Ramazan’ın getirdiği hayır ve bereketler Mümin yürekleri ferahlatsa da Ümmetin Bayramına henüz dönüşememiş!..
Nasıl olsun ki!
İslam dünyasında Hicri Yılbaşının yerini Noel almış! Dağ başını duman almış!..
Mesela 2 Ramazan 1445 olan bu günü 12 Mart 2024 olarak biliriz…
Her CUMA bir kıyamdır, yeniden diriliş ve direniştir. Yerin ve göğün Rabbine yönelip kutladığımız bir bayramdır.. amma bu bayramın hayır ve bereketlerini Cumartesi ve Pazar günlerinde arıyoruz(!) aradıkça da hayır ve bereketi kaybediyoruz.
Diyar-ı İslam baştanbaşa Muhacir yurdu olmuş. Muhacirin adı ise terörist olmuş. Terörist kavramının “tanımı, teşhis, tespit ve ilanı…” mı? Bizim elimizde değil. Bu kitabın yazarı, bu fetvanın âlimi bizatihi Teröristin kendisi olmuş!
Ramazan 2024 ama Mümin diyarların arasında hala geçilmez sınırlar, mayınlı tarlalar, eli tetikte jandarmalar; yasa, yönetmelik ve tüzükler, üstüne de Anayasalar!..
Frengistanlarda devletlerin ortak meclisleri, para birimleri, orduları, başkanları.. varken Müslümanların “yüzleşemedikleri korkuları, red ve inkarları, imha ve infazları; Rabia Meydanları, Dersim, Zilan, Halepçeleri, ölüme terk edilen Gazzeleri..” var olmaya devam ediyor!
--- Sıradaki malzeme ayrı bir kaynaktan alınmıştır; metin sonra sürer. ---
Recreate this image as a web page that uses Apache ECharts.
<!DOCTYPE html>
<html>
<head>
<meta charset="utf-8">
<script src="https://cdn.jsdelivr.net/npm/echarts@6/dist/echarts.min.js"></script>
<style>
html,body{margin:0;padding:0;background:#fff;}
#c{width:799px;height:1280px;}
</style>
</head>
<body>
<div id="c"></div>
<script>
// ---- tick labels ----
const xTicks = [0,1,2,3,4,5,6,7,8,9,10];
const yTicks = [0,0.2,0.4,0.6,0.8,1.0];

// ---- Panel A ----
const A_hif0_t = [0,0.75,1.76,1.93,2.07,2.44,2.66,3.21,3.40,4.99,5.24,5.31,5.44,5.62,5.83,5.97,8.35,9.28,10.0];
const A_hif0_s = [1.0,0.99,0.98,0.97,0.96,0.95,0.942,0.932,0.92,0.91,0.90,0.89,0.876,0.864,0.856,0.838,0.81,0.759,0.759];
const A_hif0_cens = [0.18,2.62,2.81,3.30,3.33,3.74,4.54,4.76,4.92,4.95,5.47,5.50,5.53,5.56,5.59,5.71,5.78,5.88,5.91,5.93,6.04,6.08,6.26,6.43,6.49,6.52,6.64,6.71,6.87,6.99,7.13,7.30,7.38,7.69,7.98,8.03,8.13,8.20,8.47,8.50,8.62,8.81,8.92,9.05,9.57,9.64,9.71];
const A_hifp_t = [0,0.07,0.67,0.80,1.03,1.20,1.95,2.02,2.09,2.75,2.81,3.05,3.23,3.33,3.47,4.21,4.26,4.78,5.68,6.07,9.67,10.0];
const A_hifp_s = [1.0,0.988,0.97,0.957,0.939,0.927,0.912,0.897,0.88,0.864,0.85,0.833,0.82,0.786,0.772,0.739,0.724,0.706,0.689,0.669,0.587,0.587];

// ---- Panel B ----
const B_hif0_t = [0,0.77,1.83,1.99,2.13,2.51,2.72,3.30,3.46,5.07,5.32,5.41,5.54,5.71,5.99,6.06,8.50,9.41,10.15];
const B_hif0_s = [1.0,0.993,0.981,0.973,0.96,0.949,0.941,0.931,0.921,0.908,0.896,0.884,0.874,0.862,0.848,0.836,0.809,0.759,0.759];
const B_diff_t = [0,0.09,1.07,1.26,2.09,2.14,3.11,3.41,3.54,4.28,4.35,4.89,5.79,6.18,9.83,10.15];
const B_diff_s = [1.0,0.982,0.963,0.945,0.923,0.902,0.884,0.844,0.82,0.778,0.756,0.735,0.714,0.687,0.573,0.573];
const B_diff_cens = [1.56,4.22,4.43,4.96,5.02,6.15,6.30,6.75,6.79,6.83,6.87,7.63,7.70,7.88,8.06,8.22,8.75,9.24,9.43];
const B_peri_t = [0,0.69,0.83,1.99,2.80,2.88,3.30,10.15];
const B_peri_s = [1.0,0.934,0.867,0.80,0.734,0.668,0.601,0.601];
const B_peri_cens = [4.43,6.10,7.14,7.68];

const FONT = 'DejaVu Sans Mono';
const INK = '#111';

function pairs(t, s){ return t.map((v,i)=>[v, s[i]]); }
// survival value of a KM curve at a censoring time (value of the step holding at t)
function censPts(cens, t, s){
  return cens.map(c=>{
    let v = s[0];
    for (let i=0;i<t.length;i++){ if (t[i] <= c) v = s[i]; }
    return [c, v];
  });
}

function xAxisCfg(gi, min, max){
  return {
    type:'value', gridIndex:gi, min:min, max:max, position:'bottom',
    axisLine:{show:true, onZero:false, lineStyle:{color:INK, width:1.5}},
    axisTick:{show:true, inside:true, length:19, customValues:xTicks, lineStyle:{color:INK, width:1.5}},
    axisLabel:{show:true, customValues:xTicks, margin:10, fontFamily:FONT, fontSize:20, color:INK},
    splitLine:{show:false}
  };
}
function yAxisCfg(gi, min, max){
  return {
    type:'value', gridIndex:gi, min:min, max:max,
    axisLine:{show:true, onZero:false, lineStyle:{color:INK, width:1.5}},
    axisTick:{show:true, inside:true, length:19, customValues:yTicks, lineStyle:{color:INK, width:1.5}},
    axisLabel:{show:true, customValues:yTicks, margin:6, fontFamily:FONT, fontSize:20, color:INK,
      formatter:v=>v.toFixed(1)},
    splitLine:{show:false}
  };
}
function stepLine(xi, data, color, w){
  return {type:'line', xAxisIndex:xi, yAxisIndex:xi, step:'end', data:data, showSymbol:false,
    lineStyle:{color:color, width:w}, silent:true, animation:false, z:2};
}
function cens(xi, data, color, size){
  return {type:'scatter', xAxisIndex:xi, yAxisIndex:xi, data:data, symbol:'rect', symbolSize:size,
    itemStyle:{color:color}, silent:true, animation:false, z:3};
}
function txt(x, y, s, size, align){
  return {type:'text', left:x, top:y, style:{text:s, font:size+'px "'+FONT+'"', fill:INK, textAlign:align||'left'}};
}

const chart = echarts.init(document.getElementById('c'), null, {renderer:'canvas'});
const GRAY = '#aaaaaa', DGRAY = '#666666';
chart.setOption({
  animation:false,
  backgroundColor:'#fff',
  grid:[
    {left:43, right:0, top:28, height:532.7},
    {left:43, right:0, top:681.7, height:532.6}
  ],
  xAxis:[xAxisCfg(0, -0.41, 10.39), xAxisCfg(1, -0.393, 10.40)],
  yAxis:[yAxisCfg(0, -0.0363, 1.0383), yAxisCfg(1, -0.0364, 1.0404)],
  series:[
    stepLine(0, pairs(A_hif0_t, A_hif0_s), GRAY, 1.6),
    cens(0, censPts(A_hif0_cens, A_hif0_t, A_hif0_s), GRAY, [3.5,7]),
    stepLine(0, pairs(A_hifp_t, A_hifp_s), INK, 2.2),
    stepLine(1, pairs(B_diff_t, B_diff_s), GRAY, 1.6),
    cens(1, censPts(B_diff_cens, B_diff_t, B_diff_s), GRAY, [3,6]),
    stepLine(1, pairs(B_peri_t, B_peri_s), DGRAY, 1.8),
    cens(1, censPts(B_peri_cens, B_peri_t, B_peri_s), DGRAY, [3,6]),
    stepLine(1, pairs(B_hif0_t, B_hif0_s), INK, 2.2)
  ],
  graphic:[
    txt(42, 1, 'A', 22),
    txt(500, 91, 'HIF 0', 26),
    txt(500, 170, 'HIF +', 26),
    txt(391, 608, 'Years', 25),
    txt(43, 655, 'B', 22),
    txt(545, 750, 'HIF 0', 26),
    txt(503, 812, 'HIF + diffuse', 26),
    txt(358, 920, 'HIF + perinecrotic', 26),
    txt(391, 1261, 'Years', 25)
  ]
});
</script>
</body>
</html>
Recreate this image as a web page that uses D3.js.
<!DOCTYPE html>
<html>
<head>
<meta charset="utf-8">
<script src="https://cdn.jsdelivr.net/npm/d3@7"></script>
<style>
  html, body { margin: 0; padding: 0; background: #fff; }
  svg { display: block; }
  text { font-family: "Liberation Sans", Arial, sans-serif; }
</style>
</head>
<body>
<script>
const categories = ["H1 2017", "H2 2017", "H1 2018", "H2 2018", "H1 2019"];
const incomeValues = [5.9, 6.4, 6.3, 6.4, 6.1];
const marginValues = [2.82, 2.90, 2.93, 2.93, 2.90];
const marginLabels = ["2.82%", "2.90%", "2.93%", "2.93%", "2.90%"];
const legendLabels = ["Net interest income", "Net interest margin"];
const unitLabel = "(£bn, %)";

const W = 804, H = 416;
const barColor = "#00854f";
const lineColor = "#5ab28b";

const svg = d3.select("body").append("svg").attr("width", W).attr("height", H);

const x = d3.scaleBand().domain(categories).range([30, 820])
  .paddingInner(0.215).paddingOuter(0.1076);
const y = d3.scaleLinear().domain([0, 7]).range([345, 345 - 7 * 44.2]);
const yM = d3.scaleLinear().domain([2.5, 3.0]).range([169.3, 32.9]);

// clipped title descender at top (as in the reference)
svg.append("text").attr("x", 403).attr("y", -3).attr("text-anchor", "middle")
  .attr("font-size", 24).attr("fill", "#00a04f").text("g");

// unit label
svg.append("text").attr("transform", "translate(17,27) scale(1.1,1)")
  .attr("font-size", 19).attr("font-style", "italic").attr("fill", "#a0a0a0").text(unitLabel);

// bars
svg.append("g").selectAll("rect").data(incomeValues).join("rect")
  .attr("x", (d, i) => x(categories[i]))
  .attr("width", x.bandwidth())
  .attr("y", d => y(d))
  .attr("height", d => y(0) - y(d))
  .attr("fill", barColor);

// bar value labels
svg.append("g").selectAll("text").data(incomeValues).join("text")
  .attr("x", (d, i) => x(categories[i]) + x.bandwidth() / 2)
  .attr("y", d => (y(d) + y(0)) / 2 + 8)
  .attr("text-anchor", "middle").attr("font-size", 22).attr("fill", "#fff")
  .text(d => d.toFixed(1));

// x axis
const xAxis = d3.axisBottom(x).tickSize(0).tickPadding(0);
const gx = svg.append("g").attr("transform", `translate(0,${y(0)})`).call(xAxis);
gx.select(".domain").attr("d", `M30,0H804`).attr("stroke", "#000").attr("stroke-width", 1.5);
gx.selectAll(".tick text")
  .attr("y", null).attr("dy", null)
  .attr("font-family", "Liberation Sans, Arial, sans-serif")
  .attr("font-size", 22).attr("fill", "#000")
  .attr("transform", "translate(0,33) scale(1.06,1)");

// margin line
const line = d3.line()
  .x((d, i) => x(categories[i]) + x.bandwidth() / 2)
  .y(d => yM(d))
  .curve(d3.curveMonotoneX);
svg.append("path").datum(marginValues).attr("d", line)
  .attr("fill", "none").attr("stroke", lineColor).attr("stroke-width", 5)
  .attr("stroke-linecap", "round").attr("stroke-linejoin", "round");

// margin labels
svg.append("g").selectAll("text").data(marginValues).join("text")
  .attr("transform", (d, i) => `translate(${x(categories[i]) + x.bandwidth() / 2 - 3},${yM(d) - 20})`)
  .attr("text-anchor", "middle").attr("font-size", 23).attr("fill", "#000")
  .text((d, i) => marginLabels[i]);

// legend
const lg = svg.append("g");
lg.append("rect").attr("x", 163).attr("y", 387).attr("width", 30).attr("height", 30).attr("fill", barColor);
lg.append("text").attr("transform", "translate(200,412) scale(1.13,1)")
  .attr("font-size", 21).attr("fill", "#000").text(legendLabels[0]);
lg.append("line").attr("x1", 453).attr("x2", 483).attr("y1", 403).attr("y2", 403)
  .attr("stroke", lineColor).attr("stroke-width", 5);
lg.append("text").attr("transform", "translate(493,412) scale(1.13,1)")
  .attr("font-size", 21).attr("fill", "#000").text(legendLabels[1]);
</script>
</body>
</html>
Aynı Ümmet, komşu olmuş; aynı millet(İbrahim Milleti) ayrı ulus olmuş. BM’de buluşmaya çalışıyoruz amma “Dünyadan büyük olan 5’liler” müsaade ederse!
Yani ramazan 2024’te de hezimet ve karanlık devam ediyor amma bir farkımız da var! O da Gazze’min yaktığı diriliş ve direniş ateşidir.
Şunu artık dünya görüyor, biliyor ve inanıyor:
Dünya artık eskisi olmayacak! İsrail linç, lanet, infaz ve imha sürecine girmiştir! Vasat bir dünya vatandaşı bile artık şuna inanıyor: “Siyonizm, canilik, vahşet ve lanettir. İsrail, dünyanın sıhhat ve selameti için zinhar itlaf edilmelidir!”
Devletler buna hala direniyor. Çünkü hükümet ve liderlerin ekserinin gizli, çirkef tapeleri; vaat ve korkularına ait kayıtlar Siyonist’in elinde amma halklar bu itlafa inanmış ve süreç Gazze’de başlamıştır!
İşte bu yüzden her şeye rağmen Ramazan’dır.
“Remezan e Remezan e/ ‘Emel tê de pir erzan e!/ Serê xêrek b’hezaran e/ Meha pîroz Remezan e!”
Dünyanın selametine, insanlığın buluşup barışmasına; Gazze’nin kapanın kapılarının Deniz ve Nehir’e, ışığa, ümmetin gayretine, hakikat ve medeniyet ehlinin yardımlarına ve acil zafere açılmasına vesile olsun. Vesselam!